Também denota um avanço na medida em que reconhece os animais enquanto sujeitos de direito, eis que, para a norma, “os animais são reconhecidos como seres conscientes e sencientes e dotados de dignidade própria, sujeitos despersonificados de direito, fazendo jus à tutela jurisdicional, individual ou coletiva, em caso de violação de seus direitos”.
Para Vicente de Paula Ataíde Júnior, o dispositivo serve “para reafirmar as bases estruturantes do Direito Animal municipal: reafirma-se a interdição constitucional às práticas cruéis contra animais e o reconhecimento da dignidade animal, como decorrência da sua consciência (da qual decorre a senciência, enquanto capacidade de sentir e de sofrer), conduzindo-os à sua inclusão em nossa comunidade moral e jurídica como sujeitos de direitos”.

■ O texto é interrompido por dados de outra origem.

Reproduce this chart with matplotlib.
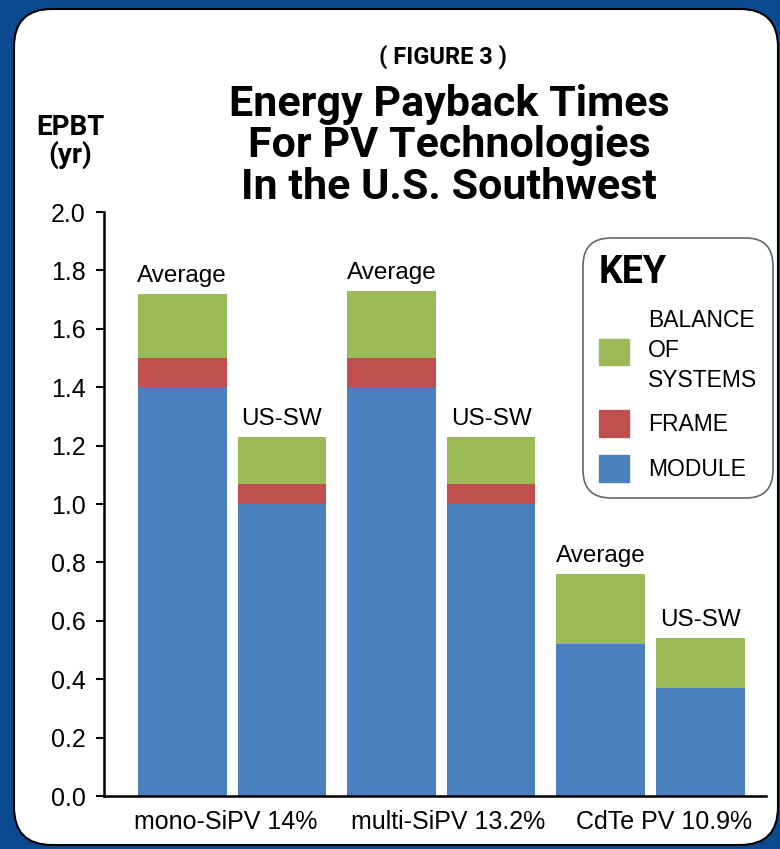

Além disso, também aponta para os direitos fundamentais que são inerentes aos animais não humanos, tais como respeito à vida, à dignidade individual e à integridade de suas existências, física, moral, emocional e psíquica; alimentação e dessedentação adequadas; abrigo adequado, salubre e higiênico, capaz de protegê-los de chuva, vento, frio, sol e calor, com acesso a espaço suficiente para que possa exercer seu comportamento natural; destinação digna, respeitosa e adequada de seus restos mortais, vedado serem dispensados no lixo; acesso à justiça, para prevenção e/ou reparação de danos materiais, existenciais e morais e aos seus direitos individuais e coletivos; dentre outros.
Todos esses pontos demonstram ser inequívoco o processo de avanço no tratamento jurídico dado aos animais, sobretudo quando se está diante do reconhecimento deste enquanto sujeitos de direito e tendo em mente os direitos fundamentais previstos.
Por muitos anos, em um cenário antropocêntrico e especista, animais foram tratados enquanto “coisas” e destinados à satisfação dos interesses dos humanos. A lei são-joseense servirá enquanto modelo para que outros municípios (estados, inclusive) avancem nesse mesmo sentido, conferindo aos animais um tratamento digno e que não esteja adstrito aos interesses dos humanos.